質問に答えます。

クライアントを好きになったり嫌いになったり

クライエントを好きなったり嫌いになったりするのですか?

Q.カウンセラーは、クライエントを好きなったり嫌いになったりするのですか?
私は現在、対人恐怖を克服すべく、あるセラピストの方(竹内先生ではありません)に、カウンセリングをお願いしているのですが、その中でどうしても、本筋とは違うところの不安が起こってしまうんです。それは、「セラピストは私のことをどう感じているのだろう。私の抱えている問題 (あるいは私自身)が重たすぎて、しんどくて嫌だ、などと思ってはないだろうか」 というものです。
専門家の方が相手でさえ、このような思いを抱いてしまうのが、神経症患者の神経症たる所以なのかもしれませんが…。 実際のところ、どうなんでしょう? クライエントに対し、「この人は、苦手だなあ」とか「この人の治療は自分自身も苦しいからいやだなあ」などと感じることはないのでしょうか? その辺り、ぜひ本音の部分を聴かせていただければ幸いです。

 

A.はい、ではお答えします。
全然感じないと言えば、嘘になります。

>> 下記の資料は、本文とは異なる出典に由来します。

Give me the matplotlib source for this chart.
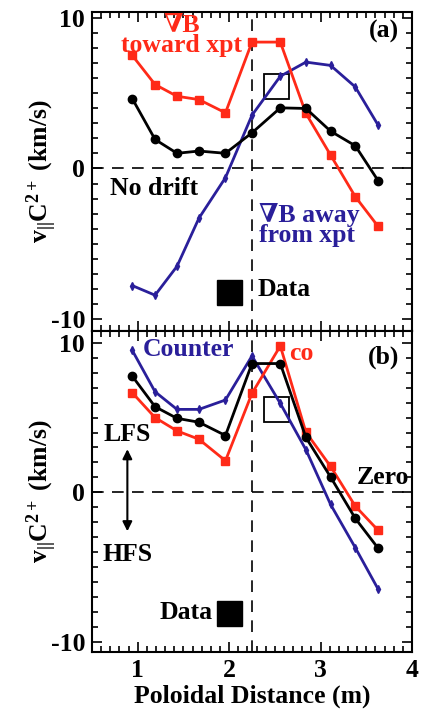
import matplotlib
matplotlib.use('Agg')
import matplotlib.pyplot as plt
from matplotlib.ticker import MultipleLocator

plt.rcParams['font.family'] = ['Liberation Serif', 'DejaVu Serif']
plt.rcParams['font.weight'] = 'bold'
plt.rcParams['axes.unicode_minus'] = False
plt.rcParams['mathtext.fontset'] = 'custom'
plt.rcParams['mathtext.rm'] = 'Liberation Serif:bold'
plt.rcParams['mathtext.it'] = 'Liberation Serif:bold'
plt.rcParams['mathtext.bf'] = 'Liberation Serif:bold'

# Distancia poloidal (m)
dist = [0.94, 1.19, 1.43, 1.67, 1.96, 2.25, 2.56, 2.84, 3.11, 3.38, 3.63]

# Panel (a)
no_drift = [4.65, 1.93, 1.01, 1.16, 1.01, 2.37, 4.03, 3.99, 2.48, 1.51, -0.81]
toward_xpt = [7.52, 5.58, 4.80, 4.58, 3.70, 8.40, 8.40, 3.66, 0.89, -1.87, -3.85]
away_xpt = [-7.78, -8.42, -6.50, -3.30, -0.61, 3.54, 6.13, 7.07, 6.85, 5.42, 2.88]

# Panel (b)
zero_rot = [7.78, 5.73, 4.95, 4.69, 3.80, 8.62, 8.62, 3.67, 1.02, -1.75, -3.75]
co_rot = [6.67, 5.00, 4.11, 3.55, 2.11, 6.62, 9.80, 4.02, 1.73, -0.93, -2.55]
counter_rot = [9.51, 6.73, 5.55, 5.55, 6.18, 9.13, 5.95, 2.85, -0.82, -3.71, -6.49]

# Medicion (cuadro abierto) y leyenda "Data"
meas_x = 2.51
meas_a = 5.46
meas_b = 5.6
data_x = 2.0
data_a = -8.2
data_b = -8.07

RED = '#ff2a18'
BLUE = '#2a1f9a'
FS = 18.5

fig = plt.figure(figsize=(4.21, 7.10), dpi=100)
ax1 = fig.add_axes([0.2185, 0.5338, 0.760, 0.4493])
ax2 = fig.add_axes([0.2185, 0.0817, 0.760, 0.4521])


def style(ax, ylim):
    ax.set_xlim(0.5, 4.0)
    ax.set_ylim(*ylim)
    ax.axhline(0, color='black', lw=1.2, ls=(0, (7, 5)), zorder=1)
    ax.axvline(2.25, color='black', lw=1.2, ls=(0, (7, 5)), zorder=1)
    ax.xaxis.set_major_locator(MultipleLocator(1))
    ax.xaxis.set_minor_locator(MultipleLocator(0.1))
    ax.yaxis.set_major_locator(MultipleLocator(10))
    ax.yaxis.set_minor_locator(MultipleLocator(1))
    ax.tick_params(which='both', direction='in', top=True, right=True,
                   labelsize=FS, width=1.2)
    ax.tick_params(which='major', length=7, pad=5)
    ax.tick_params(which='minor', length=4)
    for s in ax.spines.values():
        s.set_linewidth(1.5)
    ax.set_ylabel('v$_{||}$C$^{2+}$ (km/s)', fontsize=FS, fontweight='bold')
    ax.yaxis.set_label_coords(-0.103, 0.5)


style(ax1, (-10.8, 10.4))
style(ax2, (-10.7, 10.8))
ax1.tick_params(labelbottom=False)

# Panel (a)
ax1.plot(dist, away_xpt, color=BLUE, lw=2, marker='d', ms=4, zorder=3)
ax1.plot(dist, toward_xpt, color=RED, lw=2, marker='s', ms=6, zorder=4)
ax1.plot(dist, no_drift, color='black', lw=2, marker='o', ms=6, zorder=5)
ax1.plot(meas_x, meas_a, marker='s', ms=18, mfc='none', mec='black', mew=1.3)
ax1.plot(data_x, data_a, marker='s', ms=18, color='black')

ax1.text(1.48, 8.85, '∇B\ntoward xpt', color=RED, fontsize=FS, ha='center',
         va='center', linespacing=0.8)
ax1.text(0.96, 0.975, '(a)', transform=ax1.transAxes, fontsize=FS, ha='right',
         va='top')
ax1.text(0.70, -1.36, 'No drift', fontsize=FS, ha='left', va='center')
ax1.text(2.33, -3.75, '∇B away\nfrom xpt', color=BLUE, fontsize=FS,
         ha='left', va='center', linespacing=0.8)
ax1.text(2.31, -8.05, 'Data', fontsize=FS, ha='left', va='center')

# Panel (b)
ax2.plot(dist, counter_rot, color=BLUE, lw=2, marker='d', ms=4, zorder=3)
ax2.plot(dist, co_rot, color=RED, lw=2, marker='s', ms=6, zorder=4)
ax2.plot(dist, zero_rot, color='black', lw=2, marker='o', ms=6, zorder=5)
ax2.plot(meas_x, meas_b, marker='s', ms=18, mfc='none', mec='black', mew=1.3)
ax2.plot(data_x, data_b, marker='s', ms=18, color='black')

ax2.text(1.05, 9.57, 'Counter', color=BLUE, fontsize=FS, ha='left',
         va='center')
ax2.text(2.66, 9.27, 'co', color=RED, fontsize=FS, ha='left', va='center')
ax2.text(0.96, 0.955, '(b)', transform=ax2.transAxes, fontsize=FS, ha='right',
         va='top')
ax2.text(0.887, 3.9, 'LFS', fontsize=FS, ha='center', va='center')
ax2.text(0.887, -4.2, 'HFS', fontsize=FS, ha='center', va='center')
ax2.annotate('', xy=(0.887, 3.07), xytext=(0.887, -2.8),
             arrowprops=dict(arrowstyle='<|-|>', color='black', lw=1.5,
                             mutation_scale=14))
ax2.text(3.97, 1.0, 'Zero', fontsize=FS, ha='right', va='center')
ax2.text(1.82, -8.07, 'Data', fontsize=FS, ha='right', va='center')

ax2.set_xlabel('Poloidal Distance (m)', fontsize=FS, fontweight='bold',
               labelpad=2)

fig.savefig('out.png', dpi=100)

でも、私の場合、ほとんど感じません。 好きなクライエントも嫌いなクライエントも、苦手なクライエントも苦手でないクライエントもほとんどいません。うーん、でも、強いて言えば、そうですね。基本的に私は、クライエントの方、皆さん全員大好きです。ホントです。でなければ、カウンセリングなんかやってられませんよ。自分の回復に向けて努力しているクライエントの姿が、私は、愛しくて仕方がないのです。ただ、非常に苦しいカウンセリングはあります。それは、カウンセリングが思うように進展していっていなくて、クライエントが回復してい っていると思えない時です。そういう時は、クライエントの方に申し訳なく思うし、胸が苦しくなります。(そういう意味では、クライエントのパーソナリティとは全然関係ありませんね)
カウンセリングは日常の人間関係ではありません。私も、私生活では、人にどう思われているか、気になることがありますが、カウンセリングでは、全くと言っていいほど、気になりません。クライエントが良くなることに全神経を集中しています。そういった意味で、クライエントの方も、自分の回復に神経を注いで下さい。 カウンセラーのことを好きなったり嫌いになったりするという感情は、抑えきれはしない かもしれませんが、カウンセラーに対し「このカウンセラーは、私のことをどう思っているだろうか」という気持ち、カウンセラーの心に関心を持つのはやめて下さい。それは、ハッキリ言って、回復の妨げです。
カウンセラーとクライエントの関係は、治療関係です。一種の契約関係なのです。 ある目的を持って始め、その目的が達成すれば終わる関係なのです。「関心を持つなと言われても…」とおっしゃる気持ちは大変よくわかりますが、ここはひとつの訓練、稽古、練習だと思って、頑張って下さい。他人の気持ちを覗き見しようと思わない。カウンセラーが私のことをどう思っているか、関心を寄せない。そういった訓練、練習を、カウンセリングという非日常空間で、行って下さい。その練習は、やがて、日常の人間関係で、きっと活かされるようになるでしょう。